The site’s earliest component and date were discovered by the NRS in the mid-1990s. The component consisted of charcoal and a number of blade-like flakes several inches below a Clovis-age living surface. The Clovis surface contained two Clovis-like points, one in three pieces, and several Clovis tools. The artifacts were made of stone consistent with the kinds preferred by the Clovis-age people, all indicating an undisturbed living surface over the pre-Clovis surface. The NRS dated one piece of white pine charcoal from the deeper blade-like flake level to approximately 18,000 years ago. The NRS also recovered from another part of the site the first Clovis-age date yet recorded in Virginia—about 12,950 years ago—which is consistent with Clovis-age dates from other parts of North America.

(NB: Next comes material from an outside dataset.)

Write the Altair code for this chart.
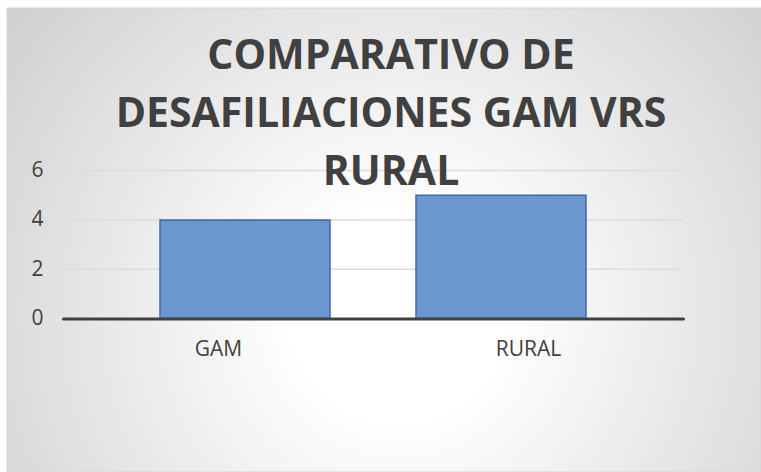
import altair as alt
import pandas as pd

# ---- data ----
categories = ["GAM", "RURAL"]
values = [4, 5]
y_ticks = [0, 2, 4, 6]
grid_values = [2, 4, 6]
title_lines = ["COMPARATIVO DE", "DESAFILIACIONES GAM VRS", "RURAL"]

bars_df = pd.DataFrame({"categoria": categories, "valor": values})
grid_df = pd.DataFrame({"valor": grid_values})
bg_df = pd.DataFrame({"k": [0]})

W, H = 754, 464
TEXT = "#404040"

y_scale = alt.Scale(domain=[-6.227, 12.596], nice=False, zero=False)
y_axis = alt.Axis(values=y_ticks, title=None, orient="left", offset=-40,
                  domain=False, ticks=False, grid=False, labelPadding=4,
                  labelFont="Open Sans", labelFontSize=21, labelColor=TEXT,
                  labelBaseline="middle", zindex=2)
y_enc = alt.Y("valor:Q", scale=y_scale, axis=y_axis)

gradient = alt.RadialGradient(
    gradient="radial",
    x1=0.52, y1=0.6, r1=0,
    x2=0.52, y2=0.6, r2=0.78,
    stops=[
        alt.GradientStop(offset=0.0, color="#ffffff"),
        alt.GradientStop(offset=0.18, color="#ffffff"),
        alt.GradientStop(offset=1.0, color="#c4c4c4"),
    ],
)

background = alt.Chart(bg_df).mark_rect(
    fill=gradient, stroke="#d4d4d4", strokeWidth=1
).encode(
    x=alt.value(0), x2=alt.value(W), y=alt.value(0), y2=alt.value(H)
)

grid = alt.Chart(grid_df).mark_rule(color="#dcdcdc", strokeWidth=1.5).encode(
    y=y_enc,
    x=alt.value(56),
    x2=alt.value(676),
)

bars = alt.Chart(bars_df).mark_bar(
    color="#6a97cf", stroke="#3e6aa5", strokeWidth=1.5
).encode(
    x=alt.X("categoria:N", sort=categories,
            scale=alt.Scale(range=[110, 622], paddingInner=0.336, paddingOuter=0.168),
            axis=None),
    y=y_enc,
)

axis_layer = alt.Chart(bars_df).mark_point(opacity=0).encode(
    x=alt.X("categoria:N", sort=categories,
            scale=alt.Scale(range=[56, 676], paddingInner=0.47, paddingOuter=0.235),
            axis=alt.Axis(title=None, orient="bottom", offset=-153.5,
                          domainColor=TEXT, domainWidth=3, domainCap="round",
                          ticks=False, tickSize=0, grid=False, labelAngle=0,
                          labelFont="Open Sans", labelFontSize=21, labelColor=TEXT,
                          labelPadding=37, labelBaseline="alphabetic", zindex=2)),
    y=y_enc,
)

chart = alt.layer(background, grid, bars, axis_layer).resolve_scale(
    x="independent"
).properties(
    width=W,
    height=H,
    padding={"left": 7, "top": 8, "right": 0, "bottom": 0},
    autosize=alt.AutoSizeParams(type="none"),
    title=alt.TitleParams(
        text=title_lines, font="Open Sans", fontSize=41, fontWeight="bold",
        color=TEXT, lineHeight=58, anchor="middle", baseline="top",
        dy=186, dx=7, offset=0, frame="group", zindex=3,
    ),
).configure(
    background="white",
).configure_view(
    stroke=None,
)

chart.save("out.html", embed_options={"renderer": "svg", "actions": False})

In 1996, those findings were corroborated in a different area of the site by the ASV team. There a line of blade-like flakes and two pieces of the same broken point were recovered in excellent stratigraphic context eight inches below a Clovis level, which contained appropriate tools and a late-stage Clovis point preform.

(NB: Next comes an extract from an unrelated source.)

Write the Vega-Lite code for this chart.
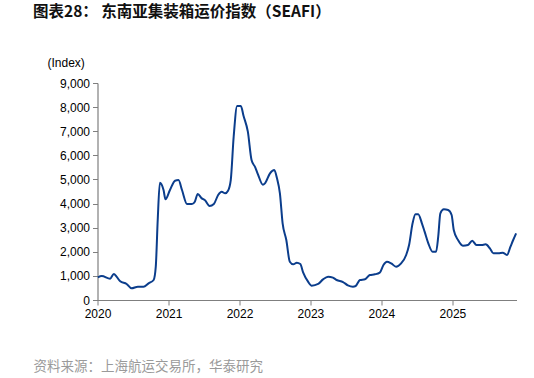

Additional excavations by the NRS produced two reworked lanceolate/triangular points from pre-Clovis contexts, along with additional tools and dates, all indicating that the pre-Clovis occupation was between 18,000 and 20,000 years ago. Of particular note, the two points recovered by the NRS do not match any point type recovered in any stratified context in or above the Clovis levels on Cactus Hill or any other site yet known to have been excavated in the region.
A detailed monograph on the first three years of the investigation was published in 1997 by the Virginia Department of Historic Resources. That report covered the most significant finds at the site. Subsequent research on the site has been published in professional and nonprofessional articles.

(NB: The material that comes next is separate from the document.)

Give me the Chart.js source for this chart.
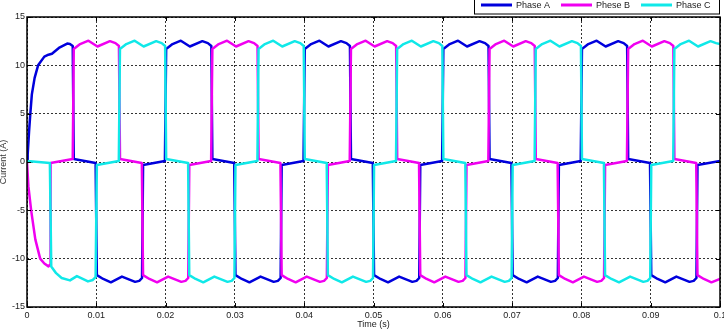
<!DOCTYPE html>
<html>
<head>
<meta charset="utf-8">
<title>Phase currents</title>
<script src="https://cdn.jsdelivr.net/npm/chart.js"></script>
<style>
  body { margin: 0; background: #fff; }
  #wrap { width: 724px; height: 330px; }
</style>
</head>
<body>
<div id="wrap"><canvas id="chart" width="724" height="330"></canvas></div>
<script>
// time (s) and current (A), one pair of arrays per phase
const timeA = [
  0, 0.0001, 0.0003, 0.00048, 0.0007, 0.0011, 0.0016, 0.0025, 0.0031, 0.0036, 0.0046, 0.0058, 0.0062, 0.0066,
  0.00675, 0.0099,
  0.01008, 0.011, 0.0121, 0.0137, 0.0156, 0.0162, 0.0166,
  0.01675, 0.0199,
  0.02008, 0.021, 0.0222, 0.0235, 0.0253, 0.0261, 0.0266,
  0.02675, 0.0299,
  0.03008, 0.031, 0.0321, 0.0337, 0.0356, 0.0362, 0.0366,
  0.03675, 0.0399,
  0.04008, 0.041, 0.0422, 0.0435, 0.0453, 0.0461, 0.0466,
  0.04675, 0.0499,
  0.05008, 0.051, 0.0521, 0.0537, 0.0556, 0.0562, 0.0566,
  0.05675, 0.0599,
  0.06008, 0.061, 0.0622, 0.0635, 0.0653, 0.0661, 0.0666,
  0.06675, 0.0699,
  0.07008, 0.071, 0.0721, 0.0737, 0.0756, 0.0762, 0.0766,
  0.07675, 0.0799,
  0.08008, 0.081, 0.0822, 0.0835, 0.0853, 0.0861, 0.0866,
  0.08675, 0.0899,
  0.09008, 0.091, 0.0921, 0.0937, 0.0956, 0.0962, 0.0966,
  0.09675, 0.1
];
const currentA = [
  0, 0.8, 3.2, 5.0, 7.0, 8.7, 10.0, 10.9, 11.1, 11.2, 11.8, 12.25, 12.2, 12.0,
  0.3, -0.1,
  -11.7, -12.1, -12.45, -11.85, -12.4, -12.3, -12.0,
  -0.3, 0.1,
  11.7, 12.2, 12.55, 11.95, 12.5, 12.3, 12.0,
  0.3, -0.1,
  -11.7, -12.1, -12.45, -11.85, -12.4, -12.3, -12.0,
  -0.3, 0.1,
  11.7, 12.2, 12.55, 11.95, 12.5, 12.3, 12.0,
  0.3, -0.1,
  -11.7, -12.1, -12.45, -11.85, -12.4, -12.3, -12.0,
  -0.3, 0.1,
  11.7, 12.2, 12.55, 11.95, 12.5, 12.3, 12.0,
  0.3, -0.1,
  -11.7, -12.1, -12.45, -11.85, -12.4, -12.3, -12.0,
  -0.3, 0.1,
  11.7, 12.2, 12.55, 11.95, 12.5, 12.3, 12.0,
  0.3, -0.1,
  -11.7, -12.1, -12.45, -11.85, -12.4, -12.3, -12.0,
  -0.3, 0.1
];

const timeB = [
  0, 0.0002, 0.0006, 0.0012, 0.0019, 0.0025, 0.0031, 0.00335,
  0.0034, 0.0066,
  0.006747, 0.007667, 0.008867, 0.010167, 0.011967, 0.012767, 0.013267,
  0.01342, 0.01657,
  0.016747, 0.017667, 0.018767, 0.020367, 0.022267, 0.022867, 0.023267,
  0.02342, 0.02657,
  0.026747, 0.027667, 0.028867, 0.030167, 0.031967, 0.032767, 0.033267,
  0.03342, 0.03657,
  0.036747, 0.037667, 0.038767, 0.040367, 0.042267, 0.042867, 0.043267,
  0.04342, 0.04657,
  0.046747, 0.047667, 0.048867, 0.050167, 0.051967, 0.052767, 0.053267,
  0.05342, 0.05657,
  0.056747, 0.057667, 0.058767, 0.060367, 0.062267, 0.062867, 0.063267,
  0.06342, 0.06657,
  0.066747, 0.067667, 0.068867, 0.070167, 0.071967, 0.072767, 0.073267,
  0.07342, 0.07657,
  0.076747, 0.077667, 0.078767, 0.080367, 0.082267, 0.082867, 0.083267,
  0.08342, 0.08657,
  0.086747, 0.087667, 0.088867, 0.090167, 0.091967, 0.092767, 0.093267,
  0.09342, 0.09657,
  0.096747, 0.097667, 0.098767, 0.1
];
const currentB = [
  0, -2.5, -5.0, -8.0, -10.0, -10.5, -10.8, -10.6,
  -0.1, 0.3,
  11.7, 12.2, 12.55, 11.95, 12.5, 12.3, 12.0,
  0.3, -0.1,
  -11.7, -12.1, -12.45, -11.85, -12.4, -12.3, -12.0,
  -0.3, 0.1,
  11.7, 12.2, 12.55, 11.95, 12.5, 12.3, 12.0,
  0.3, -0.1,
  -11.7, -12.1, -12.45, -11.85, -12.4, -12.3, -12.0,
  -0.3, 0.1,
  11.7, 12.2, 12.55, 11.95, 12.5, 12.3, 12.0,
  0.3, -0.1,
  -11.7, -12.1, -12.45, -11.85, -12.4, -12.3, -12.0,
  -0.3, 0.1,
  11.7, 12.2, 12.55, 11.95, 12.5, 12.3, 12.0,
  0.3, -0.1,
  -11.7, -12.1, -12.45, -11.85, -12.4, -12.3, -12.0,
  -0.3, 0.1,
  11.7, 12.2, 12.55, 11.95, 12.5, 12.3, 12.0,
  0.3, -0.1,
  -11.7, -12.1, -12.45, -12.1
];

const timeC = [
  0, 0.0033,
  0.0035, 0.0042, 0.005, 0.0062, 0.0072, 0.0088, 0.0095, 0.0099,
  0.01008, 0.01325,
  0.013413, 0.014333, 0.015533, 0.016833, 0.018633, 0.019433, 0.019933,
  0.02008, 0.02325,
  0.023413, 0.024333, 0.025433, 0.027033, 0.028933, 0.029533, 0.029933,
  0.03008, 0.03325,
  0.033413, 0.034333, 0.035533, 0.036833, 0.038633, 0.039433, 0.039933,
  0.04008, 0.04325,
  0.043413, 0.044333, 0.045433, 0.047033, 0.048933, 0.049533, 0.049933,
  0.05008, 0.05325,
  0.053413, 0.054333, 0.055533, 0.056833, 0.058633, 0.059433, 0.059933,
  0.06008, 0.06325,
  0.063413, 0.064333, 0.065433, 0.067033, 0.068933, 0.069533, 0.069933,
  0.07008, 0.07325,
  0.073413, 0.074333, 0.075533, 0.076833, 0.078633, 0.079433, 0.079933,
  0.08008, 0.08325,
  0.083413, 0.084333, 0.085433, 0.087033, 0.088933, 0.089533, 0.089933,
  0.09008, 0.09325,
  0.093413, 0.094333, 0.095533, 0.096833, 0.098633, 0.099433, 0.1
];
const currentC = [
  0.1, -0.1,
  -10.8, -11.5, -12.0, -12.25, -11.8, -12.35, -12.2, -11.9,
  -0.3, 0.1,
  11.7, 12.2, 12.55, 11.95, 12.5, 12.3, 12.0,
  0.3, -0.1,
  -11.7, -12.1, -12.45, -11.85, -12.4, -12.3, -12.0,
  -0.3, 0.1,
  11.7, 12.2, 12.55, 11.95, 12.5, 12.3, 12.0,
  0.3, -0.1,
  -11.7, -12.1, -12.45, -11.85, -12.4, -12.3, -12.0,
  -0.3, 0.1,
  11.7, 12.2, 12.55, 11.95, 12.5, 12.3, 12.0,
  0.3, -0.1,
  -11.7, -12.1, -12.45, -11.85, -12.4, -12.3, -12.0,
  -0.3, 0.1,
  11.7, 12.2, 12.55, 11.95, 12.5, 12.3, 12.0,
  0.3, -0.1,
  -11.7, -12.1, -12.45, -11.85, -12.4, -12.3, -12.0,
  -0.3, 0.1,
  11.7, 12.2, 12.55, 11.95, 12.5, 12.3, 12.2
];

const seriesNames = ['Phase A', 'Phese B', 'Phase C'];
const seriesColors = ['#0000dc', '#f000f0', '#10e8e8'];
const xTickLabels = ['0', '0.01', '0.02', '0.03', '0.04', '0.05', '0.06', '0.07', '0.08', '0.09', '0.1'];
const yTickLabels = ['-15', '-10', '-5', '0', '5', '10', '15'];

const toPoints = (t, v) => t.map((x, i) => ({ x, y: v[i] }));

Chart.defaults.font.family = '"Liberation Sans", Arial, sans-serif';
Chart.defaults.font.size = 9;
Chart.defaults.color = '#222';

// box round the plot area + small inward ticks, like the matlab axes
const frame = {
  id: 'frame',
  afterDatasetsDraw(chart) {
    const { ctx, chartArea: a, scales: { x, y } } = chart;
    ctx.save();
    ctx.strokeStyle = '#000';
    ctx.lineWidth = 1;
    ctx.beginPath();
    x.ticks.forEach(t => {
      const px = Math.round(x.getPixelForValue(t.value)) + 0.5;
      ctx.moveTo(px, a.bottom); ctx.lineTo(px, a.bottom - 4);
      ctx.moveTo(px, a.top); ctx.lineTo(px, a.top + 4);
    });
    y.ticks.forEach(t => {
      const py = Math.round(y.getPixelForValue(t.value)) + 0.5;
      ctx.moveTo(a.left, py); ctx.lineTo(a.left + 4, py);
      ctx.moveTo(a.right, py); ctx.lineTo(a.right - 4, py);
    });
    ctx.stroke();
    ctx.lineWidth = 1.5;
    ctx.strokeRect(a.left, a.top, a.right - a.left, a.bottom - a.top);
    ctx.restore();
  }
};

// boxed legend in the top right corner
const legendBox = {
  id: 'legendBox',
  afterDraw(chart) {
    const ctx = chart.ctx;
    ctx.save();
    ctx.fillStyle = '#fff';
    ctx.fillRect(474.5, -1, 245, 15);
    ctx.strokeStyle = '#000';
    ctx.lineWidth = 1;
    ctx.strokeRect(474.5, -1, 245, 15);
    ctx.font = '9px "Liberation Sans", Arial, sans-serif';
    ctx.textBaseline = 'middle';
    chart.data.datasets.forEach((ds, i) => {
      const x0 = 481 + i * 80;
      ctx.strokeStyle = ds.borderColor;
      ctx.lineWidth = 3;
      ctx.beginPath();
      ctx.moveTo(x0, 5);
      ctx.lineTo(x0 + 31, 5);
      ctx.stroke();
      ctx.fillStyle = '#222';
      ctx.fillText(ds.label, x0 + 35, 5.5);
    });
    ctx.restore();
  }
};

new Chart(document.getElementById('chart'), {
  type: 'line',
  data: {
    datasets: [
      { label: seriesNames[0], data: toPoints(timeA, currentA), borderColor: seriesColors[0], order: 3 },
      { label: seriesNames[1], data: toPoints(timeB, currentB), borderColor: seriesColors[1], order: 2 },
      { label: seriesNames[2], data: toPoints(timeC, currentC), borderColor: seriesColors[2], order: 1 }
    ]
  },
  options: {
    responsive: false,
    animation: false,
    devicePixelRatio: 1,
    layout: { padding: { top: 17, right: 4, left: 0, bottom: 0 } },
    elements: {
      line: { borderWidth: 2.5, tension: 0, fill: false, borderJoinStyle: 'round' },
      point: { radius: 0, hoverRadius: 0 }
    },
    plugins: { legend: { display: false }, tooltip: { enabled: false } },
    scales: {
      x: {
        type: 'linear',
        min: 0,
        max: 0.1,
        ticks: {
          stepSize: 0.01,
          autoSkip: false,
          maxRotation: 0,
          padding: 3,
          callback: (v, i) => xTickLabels[i]
        },
        grid: { color: '#333', lineWidth: 1, drawTicks: false },
        border: { display: false, dash: [2, 2] },
        title: { display: true, text: 'Time (s)', padding: 0, color: '#222' },
        afterFit: s => { s.height = 23; s.paddingLeft = 0; s.paddingRight = 0; }
      },
      y: {
        min: -15,
        max: 15,
        ticks: {
          stepSize: 5,
          padding: 2,
          callback: (v, i) => yTickLabels[i]
        },
        grid: { color: '#333', lineWidth: 1, drawTicks: false },
        border: { display: false, dash: [2, 2] },
        title: { display: true, text: 'Current (A)', padding: { top: -2, bottom: 0 }, color: '#333' },
        afterFit: s => { s.width = 27; s.paddingTop = 0; s.paddingBottom = 0; }
      }
    }
  },
  plugins: [frame, legendBox]
});
</script>
</body>
</html>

Any archaeological site that is claimed to contain evidence that contradicts the prevailing theories must stand up to professional scrutiny. Cactus Hill was excavated using rigorous professional standards, including three-dimensional piece plotting of individual artifacts, that allow the data to be thoroughly examined by skeptics. In addition, the site was open to inspection during excavation. It was also excavated by two independent teams, working in different parts of the site, using a multidisciplinary approach.
Conclusions
Archaeological data recovered from Cactus Hill document that the site contains a full chronological sequence of human occupation dating from as early as 18,000 to 20,000 years ago up through the latest prehistoric time periods. Early Cactus Hill–like points from elsewhere have been reported to the NRS and ASV, but were always found in disturbed surface contexts, where no potential for deeply buried deposits was present. This fact suggests that the earliest occupants at Cactus Hill were not merely a founding population—or the first-ever in an area—but established hunter-gatherers who had intimate knowledge of the Nottoway River Valley and possibly beyond. The implication is that Cactus Hill is not the oldest human site in the Americas.
The most important unanswered archaeological question in the Western Hemisphere is, “Who got here first, and when?” To that end, Cactus Hill proved to be pivotal in breaking down the Clovis-first paradigm. The site has provided another pre-Clovis site; a chronological niche for those previously unidentified points; and a model for how people may have survived and possibly even prospered in harsh, near-glacial conditions. (It is unlikely that the site was occupied during the winter months, but the earliest inhabitants may have found the exposed location desirable during the summer, with winds off the mile-thick glacier, located less than 700 miles to the north, keeping down biting insects.) As a result, it has helped stimulate further research into that remote period of Virginia’s and America’s cultural history. Both the NRS and ASV teams have moved on to the task of trying to replicate the Cactus Hill discoveries elsewhere. The theory is that if there is one Cactus Hill, there should be others.
The Cactus Hill Archaeological Site was listed on the Virginia Landmarks Register in 2001.